State Supreme Court hears arguments in Blue Cross case

? Kathleen Sebelius exceeded her authority as insurance commissioner last year when she blocked the sale of Blue Cross-Blue Shield of Kansas to an Indiana corporation, attorneys for the companies told the Kansas Supreme Court on Wednesday.

“She was usurping authority that was never given to her in the first place,” said Kevin Fowler, a Topeka attorney representing Indianapolis-based Anthem Insurance Cos.

But a lawyer for the Kansas Insurance Commissioner’s Office said the companies were seeking such a narrow interpretation of state law that the commissioner could never act in the public interest.

“It’s clearly intended to give the commissioner very broad discretion and authority,” said the lawyer, Dan Biles of Overland Park.

Blue Cross-Blue Shield, a nonprofit business owned by its policyholders, is Kansas’ largest health insurer.

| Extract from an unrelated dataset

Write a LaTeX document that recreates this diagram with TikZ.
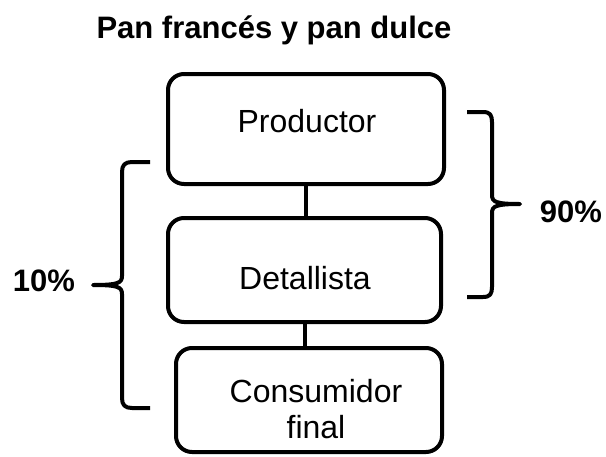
\documentclass[tikz,border=0pt]{standalone}
\usepackage{fontspec}
\setmainfont{Liberation Sans}
\begin{document}
\begin{tikzpicture}[x=1pt,y=-1pt,
  box/.style={draw, line width=4pt, rounded corners=16pt, inner sep=0pt},
  lbl/.style={anchor=base, inner sep=0pt, font=\fontsize{32}{36}\selectfont},
  blbl/.style={anchor=base, inner sep=0pt, font=\fontsize{31}{36}\selectfont\bfseries},
  link/.style={line width=4pt},
  brace/.style={line width=4pt, line join=round}]
\useasboundingbox (0,0) rectangle (606,456);
% boxes
\node[box, minimum width=276pt, minimum height=110pt] (prod) at (306,129) {};
\node[box, minimum width=273pt, minimum height=104pt] (det) at (304.5,270) {};
\node[box, minimum width=266pt, minimum height=104pt] (cons) at (309,400) {};
% texts
\node[blbl] (title) at (274,38) {Pan francés y pan dulce};
\node[lbl] (tprod) at (307,132) {Productor};
\node[lbl] (tdet) at (305,289) {Detallista};
\node[lbl, align=center] (tcons) at (316,438) {Consumidor\\final};
\node[blbl] (p10) at (44,291) {10\%};
\node[blbl] (p90) at (571,222) {90\%};
% connectors
\draw[link] (prod.south) -- (prod.south |- det.north);
\draw[link] (det.south -| 305,0) -- (cons.north -| 305,0);
% right brace
\coordinate (rt) at (467,112);
\coordinate (rb) at (467,297);
\coordinate (rtip) at (520,204);
\draw[brace] (rt) -- (483,112) .. controls (490,112) and (492,115) .. (492,122)
  -- (492,195) .. controls (492,202) and (496,204) .. (rtip)
  .. controls (496,204) and (492,206) .. (492,213)
  -- (492,287) .. controls (492,294) and (490,297) .. (483,297) -- (rb);
% left brace
\coordinate (lt) at (150,162);
\coordinate (lb) at (150,408);
\coordinate (ltip) at (93,285);
\draw[brace] (lt) -- (132,162) .. controls (125,162) and (122,165) .. (122,172)
  -- (122,276) .. controls (122,283) and (118,285) .. (ltip)
  .. controls (118,285) and (122,287) .. (122,294)
  -- (122,398) .. controls (122,405) and (125,408) .. (132,408) -- (lb);
\end{tikzpicture}
\end{document}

About 660,000 Kansans are covered by individual or group Blue Cross policies.

Anthem, with 11.1 million policyholders, has become the nation’s fifth-largest publicly traded health insurance company. It has grown by acquiring Blue Cross-Blue Shield plans in several states — all with relatively prompt approval by regulators.

But Anthem had a Blue Cross acquisition thwarted for the first time when Sebelius, then Kansas’ insurance commissioner, issued an order blocking its purchase of Kansas Blue Cross-Blue Shield last February.

Sebelius — who was elected governor last November — concluded that Kansans’ health premiums would rise more steeply under Anthem than if Blue Cross remained on its own. She also said the transaction would deplete Blue Cross’ surplus funds.

A Shawnee County District judge overturned Sebelius’ order last June, and she appealed. Her order blocking the sale was featured in her campaign ads as she ran for governor.

Anthem and Blue Cross contend that even if their merger did raise premiums and lower the surplus funds, both would remain within lawful limits. They also say the transaction would give Blue Cross access to capital and new policyholders.

Wednesday’s arguments before the Supreme Court focused on the 1974 state law governing the insurance commissioner’s review of such transactions.

Fowler and Chicago attorney Gary McCallister, representing Blue Cross, said legislators wanted to smooth the way for deals like the one at issue.

They questioned whether the law allowed Sebelius even to consider premiums and surplus funds, since the insurance commissioner could handle those issues after the sale.

Justice Donald Allegrucci — whose wife, Joyce, managed Sebelius’ gubernatorial campaign and now is her appointments secretary — suggested the companies were arguing for a “rubber stamp procedure.”

“Don’t we have the right to expect affordable premiums?” he asked.

McCallister replied that the insurance commissioner “must, as a matter of law, follow these rules.”